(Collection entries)
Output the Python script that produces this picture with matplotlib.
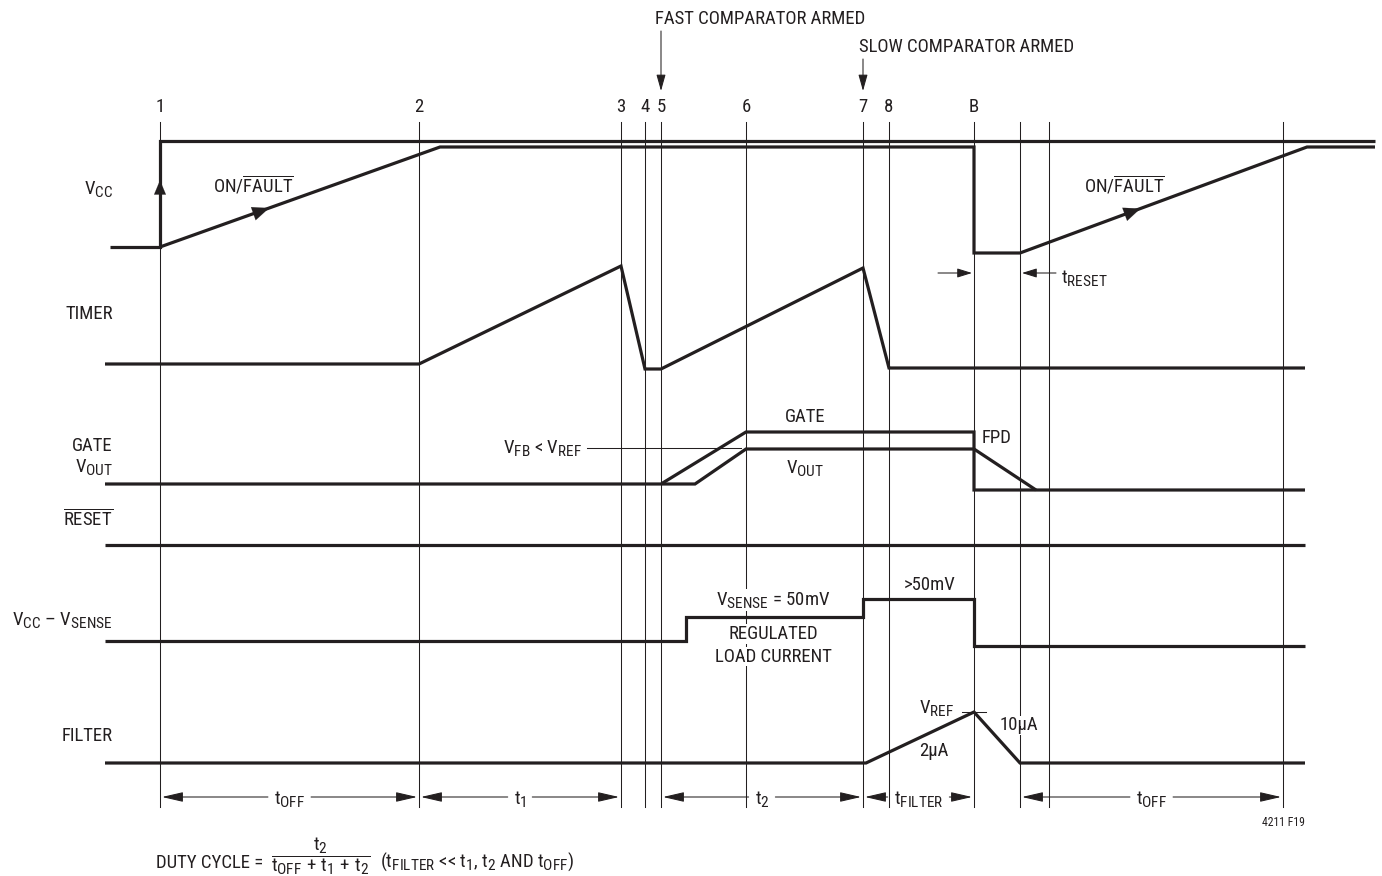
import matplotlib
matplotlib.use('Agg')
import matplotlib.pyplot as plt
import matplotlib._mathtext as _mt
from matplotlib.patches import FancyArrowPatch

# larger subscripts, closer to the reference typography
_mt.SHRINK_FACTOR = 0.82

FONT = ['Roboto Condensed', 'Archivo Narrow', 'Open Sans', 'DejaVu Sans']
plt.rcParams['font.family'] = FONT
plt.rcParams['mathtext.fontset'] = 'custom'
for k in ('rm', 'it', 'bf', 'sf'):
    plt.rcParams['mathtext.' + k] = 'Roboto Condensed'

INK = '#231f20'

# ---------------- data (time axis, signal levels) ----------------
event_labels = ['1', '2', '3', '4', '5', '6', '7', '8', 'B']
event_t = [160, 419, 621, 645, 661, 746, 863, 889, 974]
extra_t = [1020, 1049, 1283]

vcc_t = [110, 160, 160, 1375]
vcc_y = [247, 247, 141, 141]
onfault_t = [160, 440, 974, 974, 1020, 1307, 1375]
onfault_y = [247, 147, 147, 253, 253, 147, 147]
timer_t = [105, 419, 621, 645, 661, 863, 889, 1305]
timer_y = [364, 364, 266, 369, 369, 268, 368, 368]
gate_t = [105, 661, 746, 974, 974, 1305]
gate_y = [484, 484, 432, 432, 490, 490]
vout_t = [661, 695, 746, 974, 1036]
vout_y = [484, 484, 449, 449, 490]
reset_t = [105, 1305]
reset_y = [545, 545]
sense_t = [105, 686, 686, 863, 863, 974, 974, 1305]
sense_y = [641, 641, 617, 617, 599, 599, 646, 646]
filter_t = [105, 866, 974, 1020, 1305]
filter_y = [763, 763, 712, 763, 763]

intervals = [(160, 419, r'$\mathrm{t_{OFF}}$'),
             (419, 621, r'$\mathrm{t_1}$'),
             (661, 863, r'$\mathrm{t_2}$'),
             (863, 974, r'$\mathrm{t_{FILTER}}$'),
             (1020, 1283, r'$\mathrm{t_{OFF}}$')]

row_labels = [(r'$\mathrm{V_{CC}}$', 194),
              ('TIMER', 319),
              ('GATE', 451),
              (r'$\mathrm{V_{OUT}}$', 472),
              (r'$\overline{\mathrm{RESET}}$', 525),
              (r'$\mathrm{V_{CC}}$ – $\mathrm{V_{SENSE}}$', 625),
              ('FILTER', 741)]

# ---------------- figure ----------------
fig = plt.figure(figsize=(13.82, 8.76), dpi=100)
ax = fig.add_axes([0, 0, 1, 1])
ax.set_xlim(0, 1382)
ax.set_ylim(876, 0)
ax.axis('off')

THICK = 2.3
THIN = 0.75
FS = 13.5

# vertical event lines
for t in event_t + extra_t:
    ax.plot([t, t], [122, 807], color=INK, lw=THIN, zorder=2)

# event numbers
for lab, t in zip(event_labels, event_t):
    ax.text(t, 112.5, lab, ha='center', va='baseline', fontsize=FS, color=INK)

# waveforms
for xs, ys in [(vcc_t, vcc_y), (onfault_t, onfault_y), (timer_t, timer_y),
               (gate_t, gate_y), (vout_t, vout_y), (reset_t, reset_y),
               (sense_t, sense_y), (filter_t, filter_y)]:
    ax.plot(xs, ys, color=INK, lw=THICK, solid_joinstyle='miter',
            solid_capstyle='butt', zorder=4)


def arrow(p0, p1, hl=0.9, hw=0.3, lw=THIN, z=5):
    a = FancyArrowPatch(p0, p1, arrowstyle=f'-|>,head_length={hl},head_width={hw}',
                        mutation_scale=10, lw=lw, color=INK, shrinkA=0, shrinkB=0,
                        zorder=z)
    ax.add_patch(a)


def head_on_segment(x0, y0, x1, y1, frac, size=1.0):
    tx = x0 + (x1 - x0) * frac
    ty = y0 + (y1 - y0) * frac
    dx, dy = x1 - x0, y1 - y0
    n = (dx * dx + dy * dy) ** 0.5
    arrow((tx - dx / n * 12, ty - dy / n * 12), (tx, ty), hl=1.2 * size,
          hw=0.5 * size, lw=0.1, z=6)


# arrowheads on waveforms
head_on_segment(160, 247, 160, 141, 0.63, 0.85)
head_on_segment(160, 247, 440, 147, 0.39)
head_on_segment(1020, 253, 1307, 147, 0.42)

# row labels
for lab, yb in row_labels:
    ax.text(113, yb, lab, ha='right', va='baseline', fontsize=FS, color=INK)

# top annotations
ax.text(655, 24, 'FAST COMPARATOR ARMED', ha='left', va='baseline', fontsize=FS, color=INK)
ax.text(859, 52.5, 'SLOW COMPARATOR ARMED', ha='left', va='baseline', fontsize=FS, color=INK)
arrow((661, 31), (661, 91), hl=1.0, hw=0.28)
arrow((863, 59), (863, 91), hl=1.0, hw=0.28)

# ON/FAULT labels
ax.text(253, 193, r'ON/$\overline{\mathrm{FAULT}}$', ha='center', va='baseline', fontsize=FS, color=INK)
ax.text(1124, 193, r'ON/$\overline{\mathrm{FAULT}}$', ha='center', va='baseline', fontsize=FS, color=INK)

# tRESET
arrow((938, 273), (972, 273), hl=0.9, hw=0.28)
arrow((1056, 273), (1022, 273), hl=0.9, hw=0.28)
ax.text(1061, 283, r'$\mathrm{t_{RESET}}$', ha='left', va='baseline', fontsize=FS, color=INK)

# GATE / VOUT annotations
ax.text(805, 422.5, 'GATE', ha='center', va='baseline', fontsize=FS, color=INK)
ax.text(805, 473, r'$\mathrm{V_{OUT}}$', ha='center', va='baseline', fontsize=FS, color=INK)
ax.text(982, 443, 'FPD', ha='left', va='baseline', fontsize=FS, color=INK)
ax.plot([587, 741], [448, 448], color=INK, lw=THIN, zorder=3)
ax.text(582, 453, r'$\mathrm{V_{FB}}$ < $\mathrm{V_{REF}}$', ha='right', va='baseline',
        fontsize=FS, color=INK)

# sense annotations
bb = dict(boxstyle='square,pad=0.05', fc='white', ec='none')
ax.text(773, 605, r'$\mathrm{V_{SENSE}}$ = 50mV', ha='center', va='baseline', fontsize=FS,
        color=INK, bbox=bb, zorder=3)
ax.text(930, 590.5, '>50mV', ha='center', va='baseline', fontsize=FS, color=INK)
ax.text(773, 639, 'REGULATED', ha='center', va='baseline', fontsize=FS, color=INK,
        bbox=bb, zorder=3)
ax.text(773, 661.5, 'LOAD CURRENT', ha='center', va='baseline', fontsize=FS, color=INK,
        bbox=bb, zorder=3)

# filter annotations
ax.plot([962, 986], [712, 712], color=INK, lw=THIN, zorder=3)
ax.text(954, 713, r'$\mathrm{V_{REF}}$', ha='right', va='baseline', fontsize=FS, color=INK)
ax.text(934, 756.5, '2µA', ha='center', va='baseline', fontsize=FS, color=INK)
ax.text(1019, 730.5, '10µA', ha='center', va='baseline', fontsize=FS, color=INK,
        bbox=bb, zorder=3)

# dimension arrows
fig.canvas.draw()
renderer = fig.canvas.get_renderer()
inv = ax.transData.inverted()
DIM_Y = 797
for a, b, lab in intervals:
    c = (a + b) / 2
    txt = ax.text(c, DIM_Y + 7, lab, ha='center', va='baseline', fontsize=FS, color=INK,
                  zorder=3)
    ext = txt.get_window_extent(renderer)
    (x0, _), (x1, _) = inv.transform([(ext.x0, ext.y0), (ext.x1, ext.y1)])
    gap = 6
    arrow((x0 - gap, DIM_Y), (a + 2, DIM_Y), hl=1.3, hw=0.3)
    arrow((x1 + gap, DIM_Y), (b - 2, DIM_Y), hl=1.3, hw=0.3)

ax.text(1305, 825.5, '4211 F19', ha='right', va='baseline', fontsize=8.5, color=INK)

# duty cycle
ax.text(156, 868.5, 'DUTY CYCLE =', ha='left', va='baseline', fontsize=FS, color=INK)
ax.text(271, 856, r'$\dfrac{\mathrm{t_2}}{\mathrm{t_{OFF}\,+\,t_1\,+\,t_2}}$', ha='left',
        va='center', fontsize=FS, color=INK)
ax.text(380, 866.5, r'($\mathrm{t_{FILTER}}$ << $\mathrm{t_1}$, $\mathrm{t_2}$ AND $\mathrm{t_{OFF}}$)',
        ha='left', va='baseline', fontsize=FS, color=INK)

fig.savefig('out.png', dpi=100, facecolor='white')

...

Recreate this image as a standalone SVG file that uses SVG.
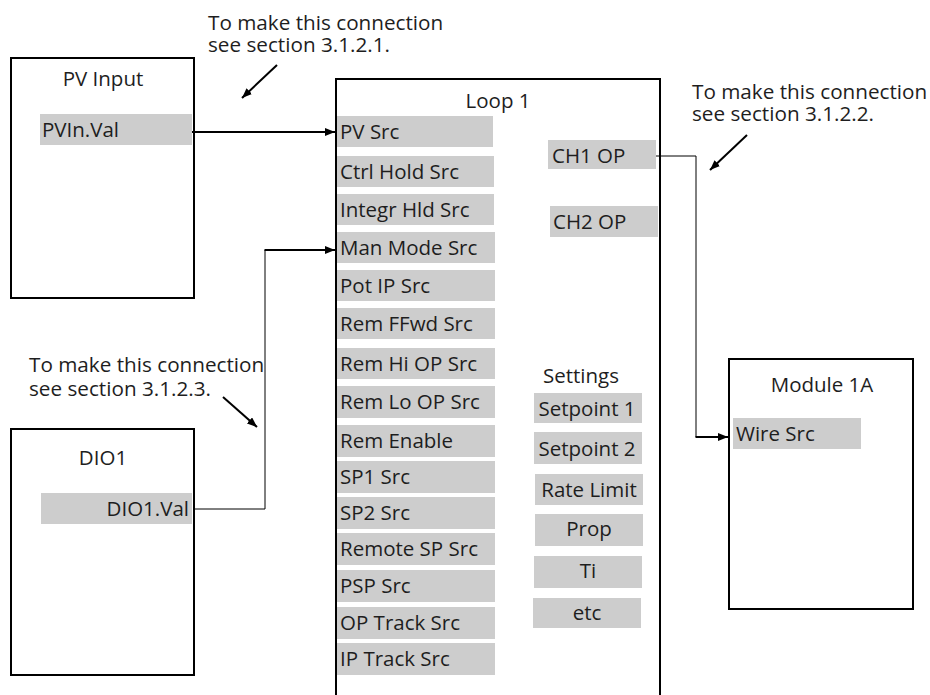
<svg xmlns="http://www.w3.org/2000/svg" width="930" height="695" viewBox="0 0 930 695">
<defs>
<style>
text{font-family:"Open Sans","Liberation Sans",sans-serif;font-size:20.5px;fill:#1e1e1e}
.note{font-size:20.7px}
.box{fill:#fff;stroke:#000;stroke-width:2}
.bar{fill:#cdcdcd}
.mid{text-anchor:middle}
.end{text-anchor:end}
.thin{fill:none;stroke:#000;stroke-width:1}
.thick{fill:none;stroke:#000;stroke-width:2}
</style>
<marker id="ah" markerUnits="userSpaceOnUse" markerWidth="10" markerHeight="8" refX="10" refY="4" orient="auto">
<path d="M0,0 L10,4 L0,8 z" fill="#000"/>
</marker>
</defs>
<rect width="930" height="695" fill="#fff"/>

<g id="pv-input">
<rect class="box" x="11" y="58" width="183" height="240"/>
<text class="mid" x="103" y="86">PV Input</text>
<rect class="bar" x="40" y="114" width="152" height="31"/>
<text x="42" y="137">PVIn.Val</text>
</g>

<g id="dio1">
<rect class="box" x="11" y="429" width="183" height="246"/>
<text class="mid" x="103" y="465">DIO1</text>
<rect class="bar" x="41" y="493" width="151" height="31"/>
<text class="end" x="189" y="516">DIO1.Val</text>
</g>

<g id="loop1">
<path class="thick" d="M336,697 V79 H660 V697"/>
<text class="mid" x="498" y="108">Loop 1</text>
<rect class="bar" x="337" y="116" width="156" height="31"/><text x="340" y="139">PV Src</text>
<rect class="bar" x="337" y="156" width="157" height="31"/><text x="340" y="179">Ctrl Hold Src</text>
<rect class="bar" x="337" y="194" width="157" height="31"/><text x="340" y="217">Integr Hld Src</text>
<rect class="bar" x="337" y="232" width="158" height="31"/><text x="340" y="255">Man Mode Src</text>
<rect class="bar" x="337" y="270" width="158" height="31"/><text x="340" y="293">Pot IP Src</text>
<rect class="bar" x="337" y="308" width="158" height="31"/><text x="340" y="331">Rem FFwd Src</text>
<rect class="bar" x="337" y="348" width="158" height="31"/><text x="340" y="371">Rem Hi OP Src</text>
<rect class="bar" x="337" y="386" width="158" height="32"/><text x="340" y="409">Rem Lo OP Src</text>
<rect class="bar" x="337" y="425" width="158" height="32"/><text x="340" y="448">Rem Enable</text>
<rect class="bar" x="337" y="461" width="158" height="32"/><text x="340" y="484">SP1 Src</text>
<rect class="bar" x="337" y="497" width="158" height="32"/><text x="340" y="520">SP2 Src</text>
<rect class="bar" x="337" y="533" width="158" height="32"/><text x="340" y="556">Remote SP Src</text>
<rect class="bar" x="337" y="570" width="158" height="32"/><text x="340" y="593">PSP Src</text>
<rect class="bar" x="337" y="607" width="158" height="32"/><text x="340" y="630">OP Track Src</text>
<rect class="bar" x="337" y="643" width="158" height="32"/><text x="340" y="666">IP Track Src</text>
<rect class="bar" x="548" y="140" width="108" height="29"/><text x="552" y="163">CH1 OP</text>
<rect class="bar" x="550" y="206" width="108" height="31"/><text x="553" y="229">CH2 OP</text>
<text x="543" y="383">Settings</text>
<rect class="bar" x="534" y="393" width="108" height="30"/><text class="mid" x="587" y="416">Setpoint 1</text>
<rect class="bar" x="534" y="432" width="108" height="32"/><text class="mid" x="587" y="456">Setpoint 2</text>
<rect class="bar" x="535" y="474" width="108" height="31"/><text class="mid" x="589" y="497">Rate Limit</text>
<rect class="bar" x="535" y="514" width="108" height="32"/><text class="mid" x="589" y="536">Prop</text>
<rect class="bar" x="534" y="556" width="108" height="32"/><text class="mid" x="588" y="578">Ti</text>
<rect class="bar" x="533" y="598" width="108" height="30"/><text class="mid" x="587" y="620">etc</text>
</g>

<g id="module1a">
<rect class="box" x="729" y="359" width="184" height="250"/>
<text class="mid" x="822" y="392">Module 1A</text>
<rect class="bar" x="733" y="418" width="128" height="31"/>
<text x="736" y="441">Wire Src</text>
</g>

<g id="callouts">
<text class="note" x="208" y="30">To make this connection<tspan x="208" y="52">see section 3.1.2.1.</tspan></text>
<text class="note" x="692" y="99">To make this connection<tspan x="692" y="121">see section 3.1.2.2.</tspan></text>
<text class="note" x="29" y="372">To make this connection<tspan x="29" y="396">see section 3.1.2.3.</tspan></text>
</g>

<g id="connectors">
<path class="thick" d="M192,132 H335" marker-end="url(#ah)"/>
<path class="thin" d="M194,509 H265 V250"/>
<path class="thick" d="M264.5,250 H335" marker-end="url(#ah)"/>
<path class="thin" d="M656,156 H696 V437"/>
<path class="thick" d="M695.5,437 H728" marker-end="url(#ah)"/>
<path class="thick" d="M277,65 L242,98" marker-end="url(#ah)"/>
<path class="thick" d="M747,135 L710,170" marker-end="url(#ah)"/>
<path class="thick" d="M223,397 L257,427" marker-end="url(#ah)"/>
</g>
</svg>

**WHAT IS NEEDED**
Only the lines from "Output the Python" through "INK = '#231f20'" should appear in your output, copied exactly with both end lines, and with no pictures.

**REPLY TO THE EXERCISE**
Output the Python script that produces this picture with matplotlib.
import matplotlib
matplotlib.use('Agg')
import matplotlib.pyplot as plt
import matplotlib._mathtext as _mt
from matplotlib.patches import FancyArrowPatch

# larger subscripts, closer to the reference typography
_mt.SHRINK_FACTOR = 0.82

FONT = ['Roboto Condensed', 'Archivo Narrow', 'Open Sans', 'DejaVu Sans']
plt.rcParams['font.family'] = FONT
plt.rcParams['mathtext.fontset'] = 'custom'
for k in ('rm', 'it', 'bf', 'sf'):
    plt.rcParams['mathtext.' + k] = 'Roboto Condensed'

INK = '#231f20'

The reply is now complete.